___ Data to process

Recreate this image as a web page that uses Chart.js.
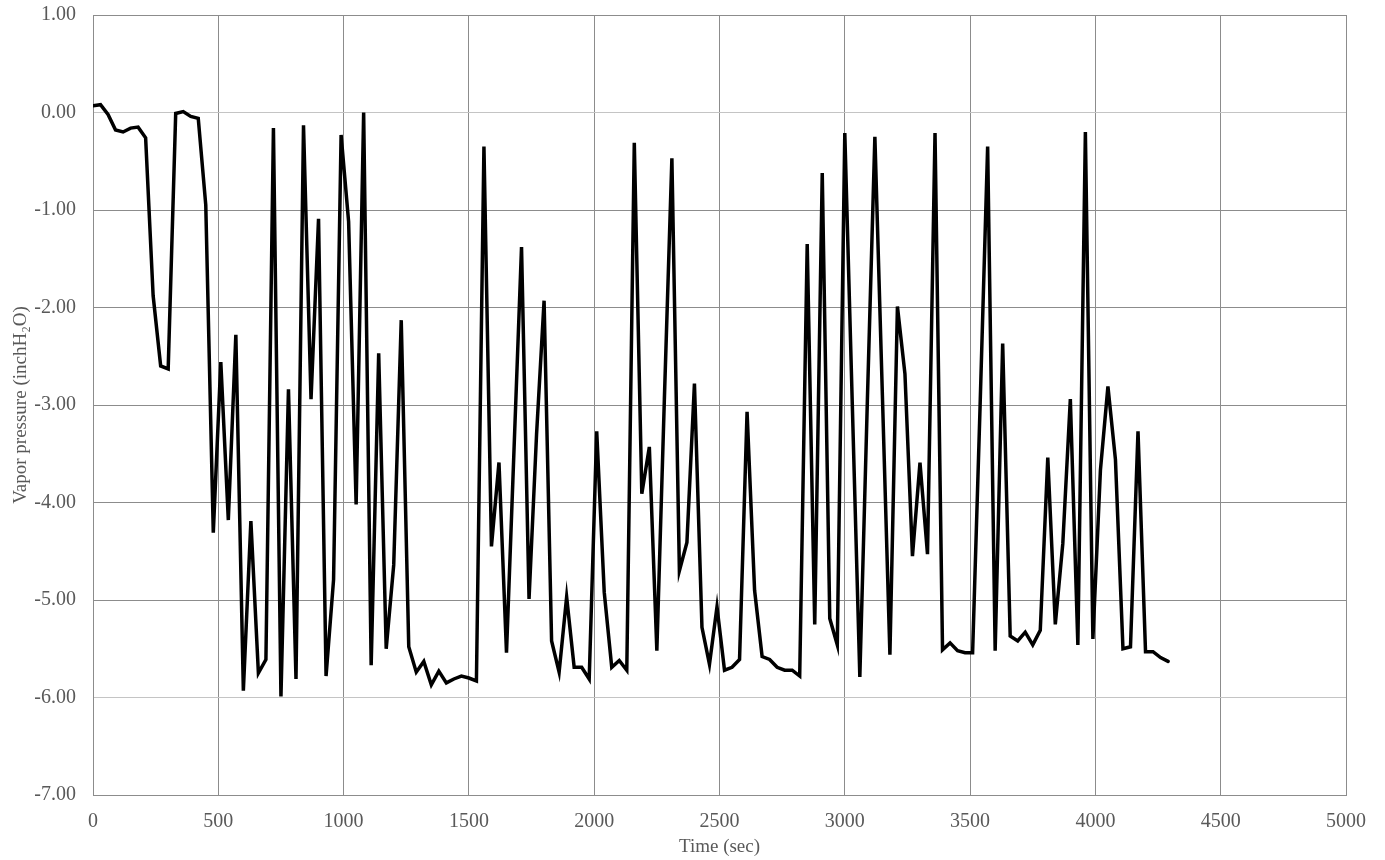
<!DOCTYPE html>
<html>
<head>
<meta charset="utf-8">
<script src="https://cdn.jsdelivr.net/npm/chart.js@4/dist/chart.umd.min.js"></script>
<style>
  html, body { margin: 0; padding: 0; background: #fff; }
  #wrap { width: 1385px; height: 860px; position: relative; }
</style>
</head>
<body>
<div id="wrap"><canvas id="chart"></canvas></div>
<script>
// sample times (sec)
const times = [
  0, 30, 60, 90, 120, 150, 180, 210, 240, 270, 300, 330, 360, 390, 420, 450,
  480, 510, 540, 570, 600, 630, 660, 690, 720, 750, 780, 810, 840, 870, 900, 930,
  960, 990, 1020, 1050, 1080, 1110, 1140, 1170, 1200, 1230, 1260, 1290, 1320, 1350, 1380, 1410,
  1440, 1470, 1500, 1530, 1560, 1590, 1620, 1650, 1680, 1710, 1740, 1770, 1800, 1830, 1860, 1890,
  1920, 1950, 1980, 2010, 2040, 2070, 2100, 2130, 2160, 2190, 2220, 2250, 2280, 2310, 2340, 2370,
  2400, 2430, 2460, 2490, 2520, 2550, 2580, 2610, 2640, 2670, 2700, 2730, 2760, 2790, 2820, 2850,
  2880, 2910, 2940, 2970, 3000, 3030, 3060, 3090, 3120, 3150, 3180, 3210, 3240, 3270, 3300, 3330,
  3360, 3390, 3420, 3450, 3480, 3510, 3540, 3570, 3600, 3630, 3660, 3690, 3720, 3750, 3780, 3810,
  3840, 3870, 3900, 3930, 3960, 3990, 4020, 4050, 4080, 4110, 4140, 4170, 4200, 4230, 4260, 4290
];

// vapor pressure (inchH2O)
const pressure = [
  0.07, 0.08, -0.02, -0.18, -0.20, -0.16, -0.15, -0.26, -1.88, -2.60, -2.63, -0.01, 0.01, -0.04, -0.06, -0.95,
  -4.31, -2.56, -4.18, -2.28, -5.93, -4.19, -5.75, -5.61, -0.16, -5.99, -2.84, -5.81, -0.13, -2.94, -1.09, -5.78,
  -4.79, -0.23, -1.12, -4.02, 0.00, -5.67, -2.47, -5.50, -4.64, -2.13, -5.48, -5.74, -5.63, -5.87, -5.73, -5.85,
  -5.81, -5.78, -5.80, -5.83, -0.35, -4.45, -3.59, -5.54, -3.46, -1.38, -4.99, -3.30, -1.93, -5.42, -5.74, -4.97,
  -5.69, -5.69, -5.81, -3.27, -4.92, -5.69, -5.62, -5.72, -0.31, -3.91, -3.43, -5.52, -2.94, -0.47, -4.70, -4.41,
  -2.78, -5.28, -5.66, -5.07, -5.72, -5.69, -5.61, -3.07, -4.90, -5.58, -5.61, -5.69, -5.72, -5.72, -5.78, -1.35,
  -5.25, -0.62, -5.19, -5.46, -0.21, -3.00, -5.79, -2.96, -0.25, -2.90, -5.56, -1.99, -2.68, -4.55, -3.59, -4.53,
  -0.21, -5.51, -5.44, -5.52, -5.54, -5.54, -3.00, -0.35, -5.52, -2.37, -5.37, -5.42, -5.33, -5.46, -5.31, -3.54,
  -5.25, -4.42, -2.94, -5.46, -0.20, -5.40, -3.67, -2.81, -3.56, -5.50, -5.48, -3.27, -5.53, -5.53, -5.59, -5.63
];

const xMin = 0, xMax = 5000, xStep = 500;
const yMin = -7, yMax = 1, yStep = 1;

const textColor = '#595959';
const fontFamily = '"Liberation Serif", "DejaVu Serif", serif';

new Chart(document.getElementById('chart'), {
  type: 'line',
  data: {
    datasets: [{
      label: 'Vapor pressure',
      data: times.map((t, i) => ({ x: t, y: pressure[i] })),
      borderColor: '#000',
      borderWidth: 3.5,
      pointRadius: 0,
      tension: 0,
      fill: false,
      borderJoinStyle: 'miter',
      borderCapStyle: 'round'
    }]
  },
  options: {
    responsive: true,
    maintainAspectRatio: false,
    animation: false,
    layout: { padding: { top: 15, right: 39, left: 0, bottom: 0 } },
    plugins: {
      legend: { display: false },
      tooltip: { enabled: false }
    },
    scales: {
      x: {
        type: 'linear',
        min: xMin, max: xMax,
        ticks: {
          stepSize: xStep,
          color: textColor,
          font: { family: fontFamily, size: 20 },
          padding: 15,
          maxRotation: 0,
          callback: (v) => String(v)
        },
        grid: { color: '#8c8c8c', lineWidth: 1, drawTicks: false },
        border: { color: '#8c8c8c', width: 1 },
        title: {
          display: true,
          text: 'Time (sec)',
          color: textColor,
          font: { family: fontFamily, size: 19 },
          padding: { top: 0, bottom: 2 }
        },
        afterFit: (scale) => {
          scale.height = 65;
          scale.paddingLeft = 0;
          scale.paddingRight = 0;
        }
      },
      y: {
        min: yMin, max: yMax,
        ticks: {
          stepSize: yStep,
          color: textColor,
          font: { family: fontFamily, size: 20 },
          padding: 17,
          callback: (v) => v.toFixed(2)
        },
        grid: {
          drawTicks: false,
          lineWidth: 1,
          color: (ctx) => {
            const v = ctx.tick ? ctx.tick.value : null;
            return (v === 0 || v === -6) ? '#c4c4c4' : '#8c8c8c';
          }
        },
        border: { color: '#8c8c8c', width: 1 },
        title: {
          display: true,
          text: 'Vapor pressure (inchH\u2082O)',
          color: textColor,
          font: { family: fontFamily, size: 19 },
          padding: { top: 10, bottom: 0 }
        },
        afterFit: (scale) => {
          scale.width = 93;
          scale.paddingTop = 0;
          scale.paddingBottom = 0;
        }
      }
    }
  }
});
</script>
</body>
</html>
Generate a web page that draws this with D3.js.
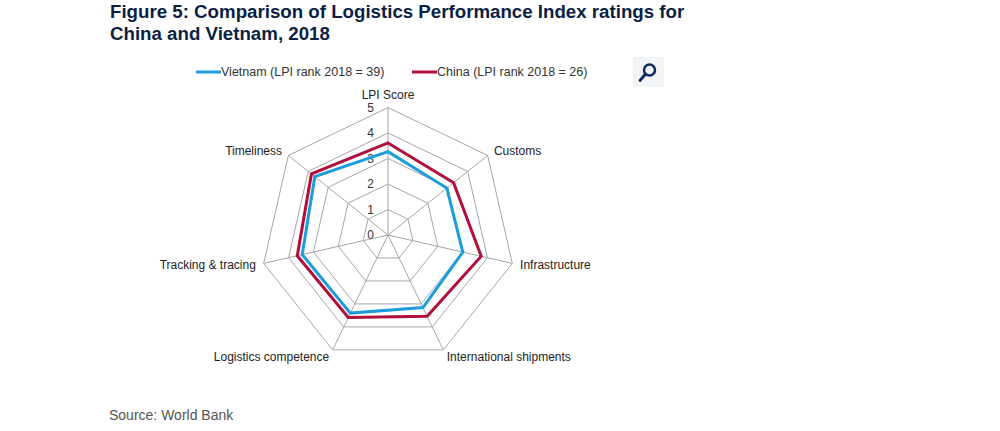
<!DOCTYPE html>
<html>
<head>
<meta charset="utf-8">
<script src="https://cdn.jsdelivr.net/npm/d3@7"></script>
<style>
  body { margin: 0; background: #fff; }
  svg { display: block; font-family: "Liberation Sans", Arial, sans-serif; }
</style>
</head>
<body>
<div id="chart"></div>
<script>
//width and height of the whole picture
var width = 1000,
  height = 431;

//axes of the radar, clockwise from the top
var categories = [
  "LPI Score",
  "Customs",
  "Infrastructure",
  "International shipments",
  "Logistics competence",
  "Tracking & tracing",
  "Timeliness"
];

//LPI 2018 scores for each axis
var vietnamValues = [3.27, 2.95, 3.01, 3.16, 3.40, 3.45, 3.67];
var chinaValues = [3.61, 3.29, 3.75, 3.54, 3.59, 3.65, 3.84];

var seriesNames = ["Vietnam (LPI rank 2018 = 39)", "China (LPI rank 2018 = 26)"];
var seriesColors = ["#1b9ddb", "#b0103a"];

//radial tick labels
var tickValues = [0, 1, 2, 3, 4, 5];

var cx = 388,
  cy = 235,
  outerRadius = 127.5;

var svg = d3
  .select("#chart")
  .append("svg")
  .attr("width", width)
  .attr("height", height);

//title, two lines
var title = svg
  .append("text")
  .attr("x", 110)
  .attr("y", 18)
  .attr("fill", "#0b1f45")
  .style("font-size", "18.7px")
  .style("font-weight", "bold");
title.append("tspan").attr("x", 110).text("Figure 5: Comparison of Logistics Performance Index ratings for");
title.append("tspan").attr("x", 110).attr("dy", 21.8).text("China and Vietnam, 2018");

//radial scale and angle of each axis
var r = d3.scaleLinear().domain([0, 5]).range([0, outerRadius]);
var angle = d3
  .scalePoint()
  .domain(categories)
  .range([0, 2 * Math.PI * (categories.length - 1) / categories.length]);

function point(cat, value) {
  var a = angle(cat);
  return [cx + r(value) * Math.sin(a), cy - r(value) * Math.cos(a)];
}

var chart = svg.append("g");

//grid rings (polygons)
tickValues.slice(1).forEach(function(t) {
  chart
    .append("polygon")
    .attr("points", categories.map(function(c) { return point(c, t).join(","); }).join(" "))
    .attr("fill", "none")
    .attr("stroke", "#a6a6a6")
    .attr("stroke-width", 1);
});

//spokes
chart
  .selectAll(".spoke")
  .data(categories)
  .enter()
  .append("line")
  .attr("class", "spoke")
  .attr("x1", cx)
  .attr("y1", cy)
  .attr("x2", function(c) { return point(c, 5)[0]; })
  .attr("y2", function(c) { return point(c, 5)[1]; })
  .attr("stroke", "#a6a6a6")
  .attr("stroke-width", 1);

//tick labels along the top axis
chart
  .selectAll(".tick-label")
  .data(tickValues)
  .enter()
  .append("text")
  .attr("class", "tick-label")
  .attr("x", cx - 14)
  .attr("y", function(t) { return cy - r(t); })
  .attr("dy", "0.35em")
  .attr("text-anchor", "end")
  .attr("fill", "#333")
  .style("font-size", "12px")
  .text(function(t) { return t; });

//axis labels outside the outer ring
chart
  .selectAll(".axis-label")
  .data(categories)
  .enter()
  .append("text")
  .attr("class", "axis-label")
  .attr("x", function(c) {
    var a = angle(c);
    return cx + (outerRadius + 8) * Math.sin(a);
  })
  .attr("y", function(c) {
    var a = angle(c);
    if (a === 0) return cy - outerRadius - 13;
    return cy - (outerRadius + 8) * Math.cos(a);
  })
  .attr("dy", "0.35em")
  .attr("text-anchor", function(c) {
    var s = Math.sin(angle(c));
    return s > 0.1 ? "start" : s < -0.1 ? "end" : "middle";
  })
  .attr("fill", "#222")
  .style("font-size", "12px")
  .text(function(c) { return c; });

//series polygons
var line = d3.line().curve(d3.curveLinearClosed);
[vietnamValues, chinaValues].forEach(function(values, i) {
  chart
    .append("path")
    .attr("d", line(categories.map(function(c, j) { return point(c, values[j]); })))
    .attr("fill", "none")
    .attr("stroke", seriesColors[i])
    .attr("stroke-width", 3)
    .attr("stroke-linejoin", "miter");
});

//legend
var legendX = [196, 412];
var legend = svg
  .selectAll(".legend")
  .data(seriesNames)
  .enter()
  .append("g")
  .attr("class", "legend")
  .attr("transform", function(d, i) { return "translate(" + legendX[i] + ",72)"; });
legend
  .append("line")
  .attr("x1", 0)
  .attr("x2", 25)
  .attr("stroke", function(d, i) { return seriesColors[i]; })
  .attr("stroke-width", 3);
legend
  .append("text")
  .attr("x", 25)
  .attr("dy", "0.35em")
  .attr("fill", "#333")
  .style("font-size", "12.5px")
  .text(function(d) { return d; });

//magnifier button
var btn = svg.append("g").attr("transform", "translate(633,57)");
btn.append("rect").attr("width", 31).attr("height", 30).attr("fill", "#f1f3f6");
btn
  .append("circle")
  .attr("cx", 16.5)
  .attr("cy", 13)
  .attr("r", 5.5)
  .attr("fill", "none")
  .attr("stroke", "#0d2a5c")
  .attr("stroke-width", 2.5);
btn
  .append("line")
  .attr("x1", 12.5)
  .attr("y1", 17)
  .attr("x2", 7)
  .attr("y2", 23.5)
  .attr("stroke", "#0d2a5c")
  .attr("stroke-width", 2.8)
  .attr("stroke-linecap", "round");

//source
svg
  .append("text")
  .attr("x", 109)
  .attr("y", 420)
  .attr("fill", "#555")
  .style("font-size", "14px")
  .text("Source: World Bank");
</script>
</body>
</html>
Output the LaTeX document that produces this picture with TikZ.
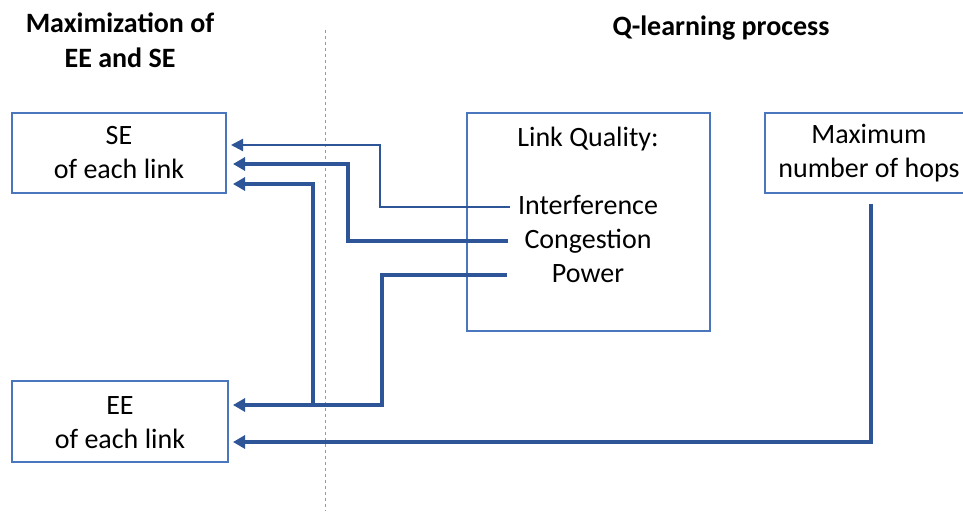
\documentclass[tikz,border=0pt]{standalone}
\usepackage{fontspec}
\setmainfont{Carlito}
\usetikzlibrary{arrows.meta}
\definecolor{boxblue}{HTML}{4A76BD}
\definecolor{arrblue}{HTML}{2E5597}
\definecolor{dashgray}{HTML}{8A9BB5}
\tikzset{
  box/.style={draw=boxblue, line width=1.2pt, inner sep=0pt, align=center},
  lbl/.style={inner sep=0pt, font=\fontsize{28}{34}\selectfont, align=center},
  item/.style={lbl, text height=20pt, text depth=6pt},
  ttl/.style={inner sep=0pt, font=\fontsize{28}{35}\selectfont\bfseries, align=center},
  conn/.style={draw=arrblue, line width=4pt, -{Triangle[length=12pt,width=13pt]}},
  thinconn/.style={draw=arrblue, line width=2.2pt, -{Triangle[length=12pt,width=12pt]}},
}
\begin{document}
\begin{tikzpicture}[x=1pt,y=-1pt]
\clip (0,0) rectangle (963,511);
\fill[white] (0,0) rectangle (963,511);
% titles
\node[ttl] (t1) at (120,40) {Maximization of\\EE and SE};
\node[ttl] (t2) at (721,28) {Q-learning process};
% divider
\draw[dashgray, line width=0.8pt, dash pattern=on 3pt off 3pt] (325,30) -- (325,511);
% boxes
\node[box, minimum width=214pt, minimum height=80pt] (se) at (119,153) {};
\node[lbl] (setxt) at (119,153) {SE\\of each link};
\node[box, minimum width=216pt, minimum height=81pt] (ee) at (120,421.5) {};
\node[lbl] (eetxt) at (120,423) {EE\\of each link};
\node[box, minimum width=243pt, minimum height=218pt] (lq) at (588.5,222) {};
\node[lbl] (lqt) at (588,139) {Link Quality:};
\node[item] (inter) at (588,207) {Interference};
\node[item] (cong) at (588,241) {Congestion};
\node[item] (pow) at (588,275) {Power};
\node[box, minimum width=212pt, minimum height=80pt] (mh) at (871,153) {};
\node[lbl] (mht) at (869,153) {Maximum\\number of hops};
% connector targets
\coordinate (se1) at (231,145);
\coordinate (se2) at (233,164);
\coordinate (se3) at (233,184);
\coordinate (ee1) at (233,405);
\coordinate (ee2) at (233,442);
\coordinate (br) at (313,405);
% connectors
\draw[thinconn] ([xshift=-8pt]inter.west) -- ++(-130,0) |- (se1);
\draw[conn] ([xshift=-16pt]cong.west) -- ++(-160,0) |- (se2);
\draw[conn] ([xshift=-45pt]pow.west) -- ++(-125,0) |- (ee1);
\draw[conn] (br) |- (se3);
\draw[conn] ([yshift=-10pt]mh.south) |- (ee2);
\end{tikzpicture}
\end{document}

______

To do:
Copy out, exactly, every line from the one that contains "Generate a web" through the one that contains "height = 431;". Pictures stay out of the copy.

The answer:
Generate a web page that draws this with D3.js.
<!DOCTYPE html>
<html>
<head>
<meta charset="utf-8">
<script src="https://cdn.jsdelivr.net/npm/d3@7"></script>
<style>
  body { margin: 0; background: #fff; }
  svg { display: block; font-family: "Liberation Sans", Arial, sans-serif; }
</style>
</head>
<body>
<div id="chart"></div>
<script>
//width and height of the whole picture
var width = 1000,
  height = 431;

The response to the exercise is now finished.